The Love of a Pet—Marcel
by Donna Quesada: Those of you who have followed my work know that there is scarcely a picture of me without my beloved Marcel. As he was fifteen and had been showing signs of decline for more than a year, losing him wasn’t entirely unexpected, but the profound sense of loss is nonetheless just as acute.
I have had pets all my life and had gone through this before, but prior experience does nothing to make it easier when the time comes again, to say goodbye. So, I began thinking more about this very special bond between pets and their “persons,” and what makes it so painful to let go.
We’ve heard it said so many times… that our pets give us “unconditional love.” This may be true, but it never seemed to go far enough and didn’t quite capture the depth of the relationship we have with our beloved pets. There’s something ineffable there that goes beyond the notion of unconditional love.
While grieving one night, an image of two souls connected appeared in my mind… When we live together with another soul, be it another human or a pet, our souls grow together and become one. Our lives merge… our habits and tastes merge. We come to depend on each other… we look for each other, we rush home for each other.
When we feel like shit, we cuddle in front of the TV together. We eat together, cry together, grow together, change together, lean on each other, literally and figuratively. We even hear each other breathe, and when the house is quiet, it is nonetheless full with the silent presence of another… one who loves you and is glad you’re there.
Then, when one soul is not physically there anymore, it leaves a gaping wound that needs to become whole again. Because we have become two souls connected, the loss of one is like losing a part of ourselves.
The relationship we have with our pet is not just a trifle… not just something on the sidelines of our life, or something “less than” our other more real relationships with human companions. It is an authentic relationship that deepens with time. It is very much at the core of our thoughts and how we arrange our every day.
We know each other’s habits. We communicate with a look.

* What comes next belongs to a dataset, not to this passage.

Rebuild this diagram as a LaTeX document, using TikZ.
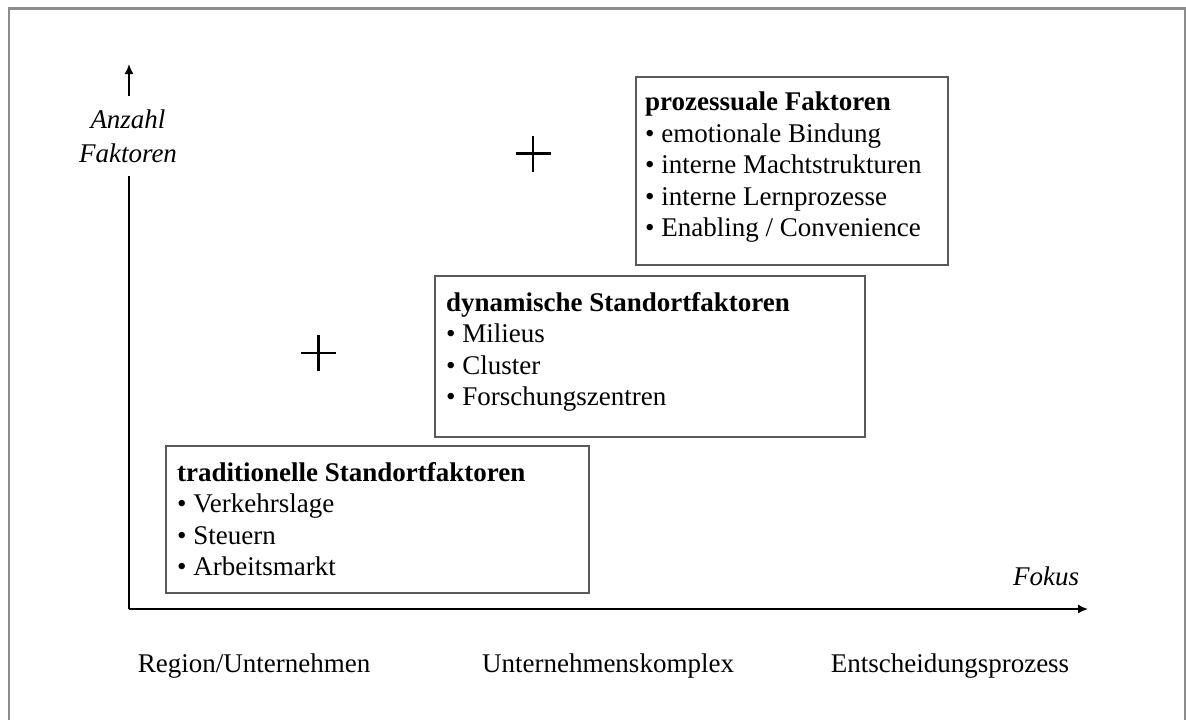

The connection is as deep and as meaningful as with any other kind of relationship. And it is hard for the mind and the heart to accept when any deep relationship has come to an end.
But when it comes to a pet, it is like a parental relationship in many ways, especially inasmuch as we are caregivers, and there is something counter to nature to see your “child” go …to let it go, rather than continue to take care of him/her.
Despite the fact that “rationally,” we know their natural lifespan is much shorter than ours, there’s a part of us that simply can’t make sense out of it when that time comes. When they are suddenly no more, the world feels all wrong. The heart still feels that they need us. And the realty is just too bizarre and makes no sense.
The event of their passing thus leaves us in a kind of shock. And nothing but time restores us to a place where we feel normal again and can look upon our memories and photos with pure love, rather than sadness.
I found many meditations and essays on grief, but they only helped a little bit. Of all the things I read, there was one thing that someone said that did help:
A lifetime of joy travels with them.
We tend to fixate on the final moments. I know I was doing that… Was he comfortable enough? How long was he aware of my presence? And so forth. Grieving is a strange, irrational and intense process.
But when I shifted my focus beyond the immediate moments at the end, and I looked over our life together, in its entirety, I could envision all the joy, all the adventures and all the love, stretching out over our fifteen years together… the car rides, the stroller rides, the walks at the marina, the park… the restaurants, the doggy friends, running through the house with the “crazies” after getting a bath. The cuddly mornings in bed. I could see how all of it was a part of him. It was embedded in his soul. And his spirit, now released, will carry it all. All of it, back to his puppy-hood.
The Meditation—
May I have the courage and the bravery to let go… to let go of him/her… knowing that all things must pass. All things must pass.
May I always remember that a lifetime of joy travels with him/her.
May I always know in my heart that I gave my beloved the best of all possible lives with the resources that I had at the time.
May I take comfort in knowing that love never really dies… it lives on as a kind of spiritual force in the ethers. The love we shared lives on.
May I remember our time together with love, rather than sadness.
May I remember that they are never really gone… that their spirit is connected to ours with an unbreakable, energetic tendril, like a golden ribbon of love that is tethered to our heart.
May I be fulfilled in the knowing that there is meaning in my experience of loss… in the knowing that I have assumed this pain in order to spare them of theirs. And in the knowing that their soul came here to be loved… and loved they were! That was the gift that I gave … that was what we experienced together… LOVE.